*Exercise task:* Starting at the line that contains "Clone this chart in Plotly.js." and stopping at the line that contains "3.3, 10.5, -8];", copy every line exactly, both ends included, without the pictures.

*Data extract:*
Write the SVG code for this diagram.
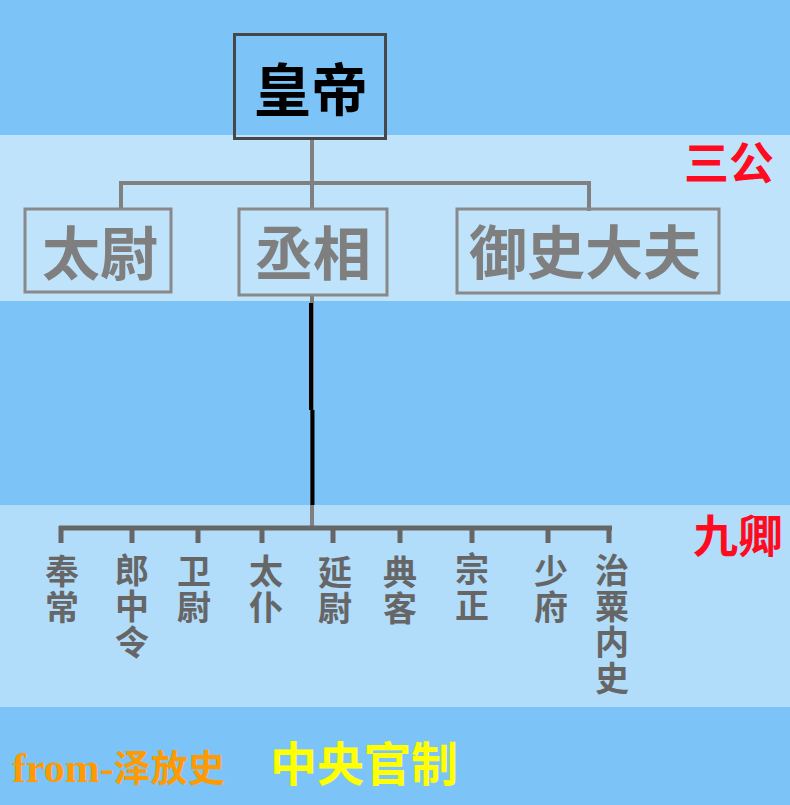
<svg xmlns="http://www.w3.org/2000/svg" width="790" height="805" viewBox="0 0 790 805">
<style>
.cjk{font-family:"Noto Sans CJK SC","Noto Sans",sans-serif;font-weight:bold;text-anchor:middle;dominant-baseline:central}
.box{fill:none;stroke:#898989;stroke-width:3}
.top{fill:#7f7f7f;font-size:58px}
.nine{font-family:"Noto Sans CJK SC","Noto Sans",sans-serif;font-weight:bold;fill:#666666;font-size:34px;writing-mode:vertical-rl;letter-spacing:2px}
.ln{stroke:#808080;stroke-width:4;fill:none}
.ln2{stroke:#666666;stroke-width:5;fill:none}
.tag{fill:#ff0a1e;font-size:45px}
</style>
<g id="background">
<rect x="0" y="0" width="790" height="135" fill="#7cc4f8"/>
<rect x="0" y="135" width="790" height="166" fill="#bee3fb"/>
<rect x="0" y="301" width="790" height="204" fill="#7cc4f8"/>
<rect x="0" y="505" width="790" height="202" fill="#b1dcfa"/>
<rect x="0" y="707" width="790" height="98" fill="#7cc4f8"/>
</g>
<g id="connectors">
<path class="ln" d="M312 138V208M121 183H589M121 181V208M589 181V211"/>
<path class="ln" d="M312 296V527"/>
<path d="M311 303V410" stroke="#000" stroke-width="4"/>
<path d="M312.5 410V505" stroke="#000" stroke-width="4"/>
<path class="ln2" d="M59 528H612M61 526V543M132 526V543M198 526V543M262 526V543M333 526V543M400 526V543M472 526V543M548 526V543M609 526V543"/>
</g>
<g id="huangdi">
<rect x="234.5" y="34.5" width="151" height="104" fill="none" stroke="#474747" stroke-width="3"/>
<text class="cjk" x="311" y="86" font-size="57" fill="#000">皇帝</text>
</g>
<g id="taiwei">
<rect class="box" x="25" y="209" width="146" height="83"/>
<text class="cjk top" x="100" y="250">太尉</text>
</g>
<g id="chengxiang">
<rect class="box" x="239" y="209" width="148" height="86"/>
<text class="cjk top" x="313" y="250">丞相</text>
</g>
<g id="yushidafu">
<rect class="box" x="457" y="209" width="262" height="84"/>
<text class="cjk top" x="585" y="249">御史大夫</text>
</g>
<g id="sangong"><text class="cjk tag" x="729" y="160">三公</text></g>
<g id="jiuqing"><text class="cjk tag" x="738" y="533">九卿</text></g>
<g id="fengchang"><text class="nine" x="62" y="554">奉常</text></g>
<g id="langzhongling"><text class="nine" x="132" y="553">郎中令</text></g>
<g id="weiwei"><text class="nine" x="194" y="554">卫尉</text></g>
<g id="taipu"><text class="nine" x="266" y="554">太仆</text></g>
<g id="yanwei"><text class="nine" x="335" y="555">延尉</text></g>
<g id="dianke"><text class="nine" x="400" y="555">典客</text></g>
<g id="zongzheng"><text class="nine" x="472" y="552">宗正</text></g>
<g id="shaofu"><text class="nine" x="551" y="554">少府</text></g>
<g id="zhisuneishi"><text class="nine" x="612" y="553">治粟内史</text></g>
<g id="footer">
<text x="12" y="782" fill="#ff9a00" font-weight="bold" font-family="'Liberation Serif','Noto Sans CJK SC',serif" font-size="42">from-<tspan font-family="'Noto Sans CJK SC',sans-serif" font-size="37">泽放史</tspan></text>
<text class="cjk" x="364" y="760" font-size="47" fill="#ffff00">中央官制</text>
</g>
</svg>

...

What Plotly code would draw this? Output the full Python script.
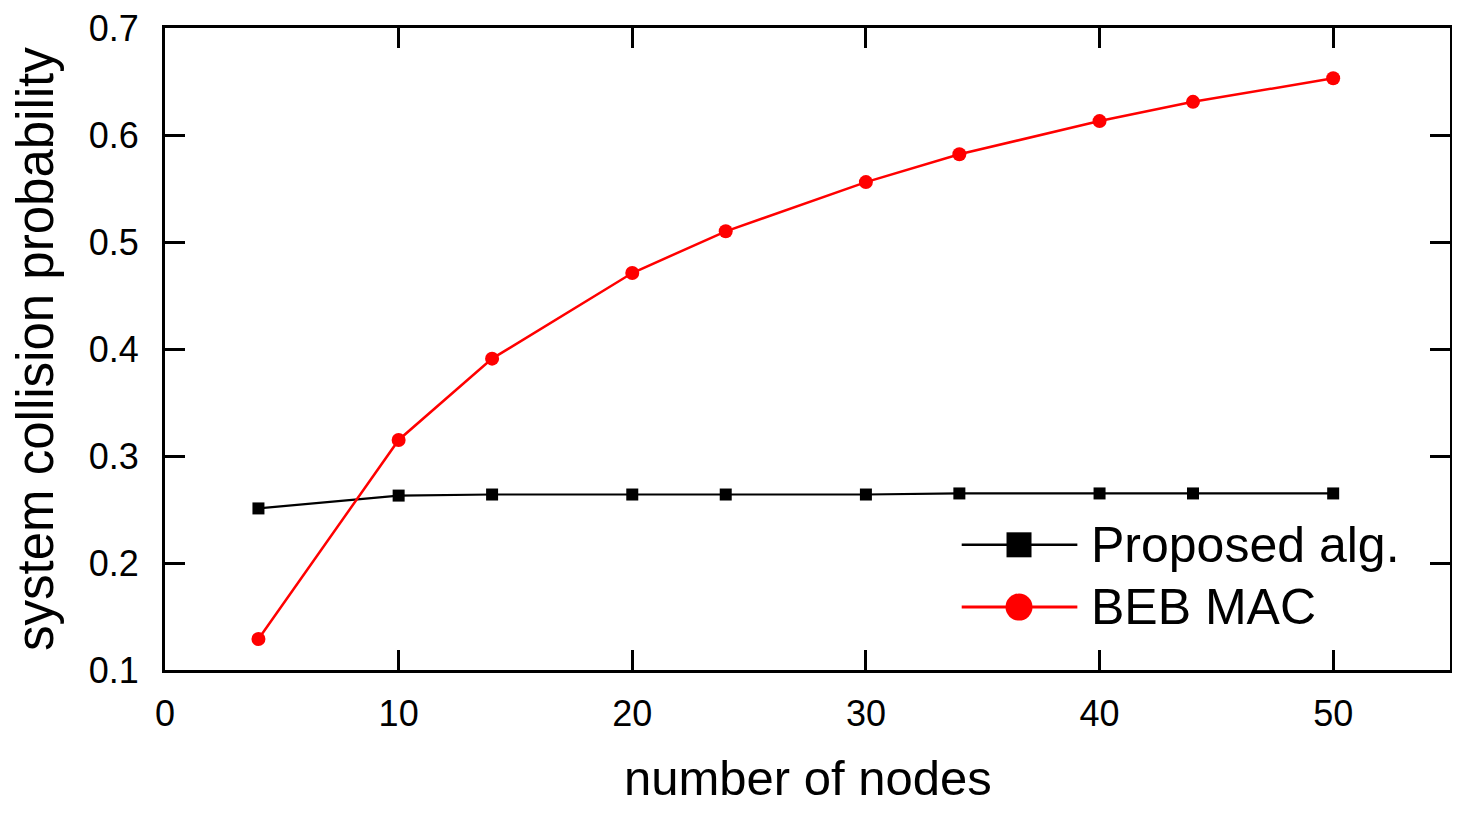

* * *

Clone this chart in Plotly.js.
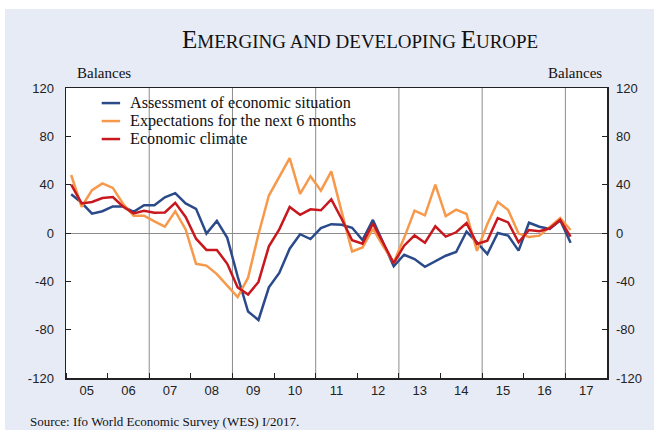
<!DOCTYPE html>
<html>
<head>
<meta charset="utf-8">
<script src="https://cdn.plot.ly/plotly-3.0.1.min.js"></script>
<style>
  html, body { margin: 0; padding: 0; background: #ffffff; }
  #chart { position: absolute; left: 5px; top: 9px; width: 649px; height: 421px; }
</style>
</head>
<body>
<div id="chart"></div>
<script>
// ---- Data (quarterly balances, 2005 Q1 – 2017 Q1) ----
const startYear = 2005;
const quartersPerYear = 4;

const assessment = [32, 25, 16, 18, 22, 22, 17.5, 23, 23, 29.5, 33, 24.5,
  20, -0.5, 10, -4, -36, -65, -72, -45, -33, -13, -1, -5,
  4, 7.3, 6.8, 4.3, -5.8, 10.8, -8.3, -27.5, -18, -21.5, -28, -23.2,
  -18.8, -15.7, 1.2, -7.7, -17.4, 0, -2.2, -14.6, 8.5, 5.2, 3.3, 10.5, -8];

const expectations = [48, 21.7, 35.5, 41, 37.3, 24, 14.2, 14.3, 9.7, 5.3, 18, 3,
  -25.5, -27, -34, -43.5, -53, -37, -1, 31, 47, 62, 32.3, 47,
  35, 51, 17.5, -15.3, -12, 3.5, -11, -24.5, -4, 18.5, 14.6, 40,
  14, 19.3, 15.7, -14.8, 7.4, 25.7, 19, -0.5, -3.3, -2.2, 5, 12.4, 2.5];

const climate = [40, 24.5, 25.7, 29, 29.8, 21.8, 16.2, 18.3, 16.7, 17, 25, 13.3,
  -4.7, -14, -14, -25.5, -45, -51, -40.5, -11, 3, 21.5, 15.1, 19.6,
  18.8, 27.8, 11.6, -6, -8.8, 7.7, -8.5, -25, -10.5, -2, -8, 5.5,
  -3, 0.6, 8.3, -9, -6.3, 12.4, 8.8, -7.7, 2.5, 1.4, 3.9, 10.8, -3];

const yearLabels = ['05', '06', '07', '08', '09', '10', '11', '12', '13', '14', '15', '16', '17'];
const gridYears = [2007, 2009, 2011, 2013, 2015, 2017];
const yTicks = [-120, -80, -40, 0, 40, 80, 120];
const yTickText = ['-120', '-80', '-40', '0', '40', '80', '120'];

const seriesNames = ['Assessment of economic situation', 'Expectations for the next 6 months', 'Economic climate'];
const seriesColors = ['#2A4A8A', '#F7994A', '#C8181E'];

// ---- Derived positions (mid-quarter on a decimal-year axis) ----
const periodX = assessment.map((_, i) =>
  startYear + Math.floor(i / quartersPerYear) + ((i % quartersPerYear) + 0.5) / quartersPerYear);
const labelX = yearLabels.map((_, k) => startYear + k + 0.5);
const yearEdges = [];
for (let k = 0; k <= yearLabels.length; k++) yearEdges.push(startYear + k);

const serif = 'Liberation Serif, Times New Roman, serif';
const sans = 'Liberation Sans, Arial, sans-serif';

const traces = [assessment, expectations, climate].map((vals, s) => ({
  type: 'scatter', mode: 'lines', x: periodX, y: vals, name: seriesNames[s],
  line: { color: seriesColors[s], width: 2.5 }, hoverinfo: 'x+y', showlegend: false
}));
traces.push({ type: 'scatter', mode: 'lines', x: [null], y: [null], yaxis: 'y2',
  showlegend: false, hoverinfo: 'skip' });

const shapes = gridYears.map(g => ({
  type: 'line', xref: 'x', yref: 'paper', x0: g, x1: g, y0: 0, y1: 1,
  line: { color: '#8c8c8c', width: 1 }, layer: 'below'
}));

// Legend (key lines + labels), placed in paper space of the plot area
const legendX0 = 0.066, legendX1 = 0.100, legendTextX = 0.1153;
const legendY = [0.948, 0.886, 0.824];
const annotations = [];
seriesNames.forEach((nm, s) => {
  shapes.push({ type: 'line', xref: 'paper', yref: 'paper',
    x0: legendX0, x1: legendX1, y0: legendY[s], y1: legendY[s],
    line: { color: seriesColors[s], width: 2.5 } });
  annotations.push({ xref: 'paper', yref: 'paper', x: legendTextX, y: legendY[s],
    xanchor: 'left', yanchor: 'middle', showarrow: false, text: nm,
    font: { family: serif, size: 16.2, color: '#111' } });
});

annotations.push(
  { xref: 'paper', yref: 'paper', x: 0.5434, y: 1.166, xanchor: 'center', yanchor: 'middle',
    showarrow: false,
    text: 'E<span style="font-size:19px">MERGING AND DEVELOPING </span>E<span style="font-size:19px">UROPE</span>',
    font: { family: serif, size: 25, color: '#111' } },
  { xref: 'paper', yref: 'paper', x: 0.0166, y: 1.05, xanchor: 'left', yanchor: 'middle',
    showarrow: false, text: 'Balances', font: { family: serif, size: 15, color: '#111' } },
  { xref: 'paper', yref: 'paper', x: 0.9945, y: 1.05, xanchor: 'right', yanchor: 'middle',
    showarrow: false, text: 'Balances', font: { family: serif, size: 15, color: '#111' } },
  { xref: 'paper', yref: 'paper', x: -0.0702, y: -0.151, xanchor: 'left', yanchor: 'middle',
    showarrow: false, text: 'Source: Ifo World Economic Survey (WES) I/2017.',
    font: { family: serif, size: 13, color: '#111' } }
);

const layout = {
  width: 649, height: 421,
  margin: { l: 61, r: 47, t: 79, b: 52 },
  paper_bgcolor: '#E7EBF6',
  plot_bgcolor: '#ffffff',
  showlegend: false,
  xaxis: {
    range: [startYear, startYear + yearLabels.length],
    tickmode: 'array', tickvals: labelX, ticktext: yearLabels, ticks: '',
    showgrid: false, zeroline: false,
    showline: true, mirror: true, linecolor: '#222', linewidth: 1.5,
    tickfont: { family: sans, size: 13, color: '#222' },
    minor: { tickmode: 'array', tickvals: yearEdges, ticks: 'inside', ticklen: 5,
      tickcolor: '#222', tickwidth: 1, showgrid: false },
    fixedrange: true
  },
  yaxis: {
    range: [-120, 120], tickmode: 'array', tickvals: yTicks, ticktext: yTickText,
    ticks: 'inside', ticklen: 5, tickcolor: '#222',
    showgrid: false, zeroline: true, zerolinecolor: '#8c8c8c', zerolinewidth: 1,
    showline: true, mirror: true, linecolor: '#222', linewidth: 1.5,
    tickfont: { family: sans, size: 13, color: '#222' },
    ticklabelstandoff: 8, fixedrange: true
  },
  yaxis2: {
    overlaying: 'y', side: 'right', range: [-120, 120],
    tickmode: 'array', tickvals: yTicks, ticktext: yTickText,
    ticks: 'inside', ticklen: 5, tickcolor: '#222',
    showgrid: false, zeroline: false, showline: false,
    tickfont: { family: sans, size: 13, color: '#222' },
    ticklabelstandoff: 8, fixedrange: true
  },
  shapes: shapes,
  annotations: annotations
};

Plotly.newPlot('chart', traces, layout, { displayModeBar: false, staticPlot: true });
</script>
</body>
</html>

*Answer:*
Clone this chart in Plotly.js.
<!DOCTYPE html>
<html>
<head>
<meta charset="utf-8">
<script src="https://cdn.plot.ly/plotly-3.0.1.min.js"></script>
<style>
  html, body { margin: 0; padding: 0; background: #ffffff; }
  #chart { position: absolute; left: 5px; top: 9px; width: 649px; height: 421px; }
</style>
</head>
<body>
<div id="chart"></div>
<script>
// ---- Data (quarterly balances, 2005 Q1 – 2017 Q1) ----
const startYear = 2005;
const quartersPerYear = 4;

const assessment = [32, 25, 16, 18, 22, 22, 17.5, 23, 23, 29.5, 33, 24.5,
  20, -0.5, 10, -4, -36, -65, -72, -45, -33, -13, -1, -5,
  4, 7.3, 6.8, 4.3, -5.8, 10.8, -8.3, -27.5, -18, -21.5, -28, -23.2,
  -18.8, -15.7, 1.2, -7.7, -17.4, 0, -2.2, -14.6, 8.5, 5.2, 3.3, 10.5, -8];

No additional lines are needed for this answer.